Örf ve adetler çok eski zamanlardan beri toplum içinde kabul görmüş yazısız kurallardır. Halk dilinde gelenek ve görenek olarak da bilinen bu kavramlar, yaşadığı toplumun özelliklerini yansıtır.
Nesilden nesle aktarılan adetlerimiz dahilinde saygı duymak, hoşgörü, anlayış, ahlak, yaşam tarzı gibi manevi duygular yer alır. Örf ve adetlerimizi birbirinden ayıran nokta; örf, toplumun genelini oluşturan bireylerin beraberce uydukları kurallar ve alışkanlıklar iken adet, toplumu oluşturan bireylerin yaşam tarzlarının çevre faktörleri ile oluşmasıdır. Bir birine hitaplar çok edebiydi.

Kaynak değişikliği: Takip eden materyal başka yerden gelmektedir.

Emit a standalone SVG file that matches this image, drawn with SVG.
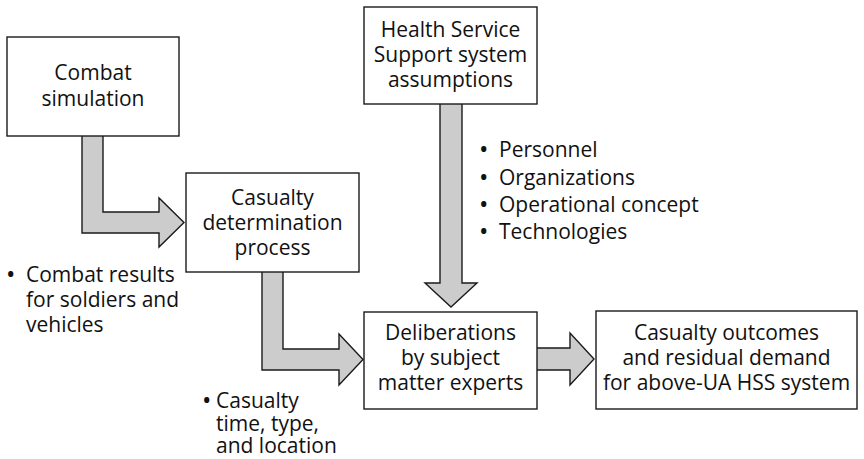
<svg xmlns="http://www.w3.org/2000/svg" width="864" height="459" viewBox="0 0 864 459">
<style>
.box{fill:#fff;stroke:#1a1a1a;stroke-width:1.4}
.arr{fill:#cccccc;stroke:#1a1a1a;stroke-width:1.4;stroke-linejoin:miter}
text{font-family:"Open Sans","Noto Sans",sans-serif;font-size:21px;fill:#111}
.c{text-anchor:middle}
.b{font-size:25px}
</style>
<rect width="864" height="459" fill="#fff"/>
<g id="connectors">
<path class="arr" d="M82,136 V233 H159 V247 L184,222.5 L159,198 V212 H103 V136"/>
<path class="arr" d="M262,272 V370 H339 V385 L363,359.5 L339,334 V349 H283 V272"/>
<path class="arr" d="M440,104 V283 H425 L451,307 L477,283 H462 V104"/>
<path class="arr" d="M537,348 H570 V333 L594,359 L570,385 V370 H537"/>
</g>
<g id="combat-simulation">
<rect class="box" x="7" y="37" width="172" height="99"/>
<text class="c"><tspan x="93" y="80">Combat</tspan><tspan x="93" y="106">simulation</tspan></text>
</g>
<g id="casualty-determination">
<rect class="box" x="186" y="173" width="173" height="99"/>
<text class="c"><tspan x="272.5" y="205">Casualty</tspan><tspan x="272.5" y="230">determination</tspan><tspan x="272.5" y="255">process</tspan></text>
</g>
<g id="hss-assumptions">
<rect class="box" x="364" y="7" width="173" height="97"/>
<text class="c"><tspan x="450.5" y="37">Health Service</tspan><tspan x="450.5" y="62">Support system</tspan><tspan x="450.5" y="87">assumptions</tspan></text>
</g>
<g id="deliberations">
<rect class="box" x="364" y="312" width="173" height="97"/>
<text class="c"><tspan x="450.5" y="340">Deliberations</tspan><tspan x="450.5" y="365">by subject</tspan><tspan x="450.5" y="390">matter experts</tspan></text>
</g>
<g id="casualty-outcomes">
<rect class="box" x="596" y="311" width="261" height="98"/>
<text class="c"><tspan x="726.5" y="340">Casualty outcomes</tspan><tspan x="726.5" y="365">and residual demand</tspan><tspan x="726.5" y="390">for above-UA HSS system</tspan></text>
</g>
<g id="combat-results-note">
<text><tspan class="b" x="6" y="283">•</tspan><tspan x="26" y="282">Combat results</tspan><tspan x="26" y="307">for soldiers and</tspan><tspan x="26" y="332">vehicles</tspan></text>
</g>
<g id="casualty-note">
<text><tspan class="b" x="202" y="409">•</tspan><tspan x="216" y="408">Casualty</tspan><tspan x="216" y="431">time, type,</tspan><tspan x="216" y="453">and location</tspan></text>
</g>
<g id="hss-list">
<text><tspan class="b" x="479" y="158">•</tspan><tspan x="499" y="157">Personnel</tspan><tspan class="b" x="479" y="186">•</tspan><tspan x="499" y="185">Organizations</tspan><tspan class="b" x="479" y="213">•</tspan><tspan x="499" y="212">Operational concept</tspan><tspan class="b" x="479" y="240">•</tspan><tspan x="499" y="239">Technologies</tspan></text>
</g>
</svg>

Genç erkekler iffetli, kızlar hayâ sâhibi idi.
Nineler ve dedeler, huzur evine verilmezdi.
Bilakis, huzur onların dualarında aranırdı.
Sofraya baba oturmadan, kimse oturmazdı.
Kadınlar kocalarına aşkitom değil, bey derdi.
Çocuklar babalarına babişko değil, babacığım derdi.
Evde küçüklerin değil, büyüklerin sözü geçerdi.
Çocuk hocaya verilirken, “Eti senin kemiği benim.” denirdi.
Her yerde büyükler sayılır, küçükler sevilirdi.
Sonra hürriyet dediler, bunları ve aileyi yok ettiler.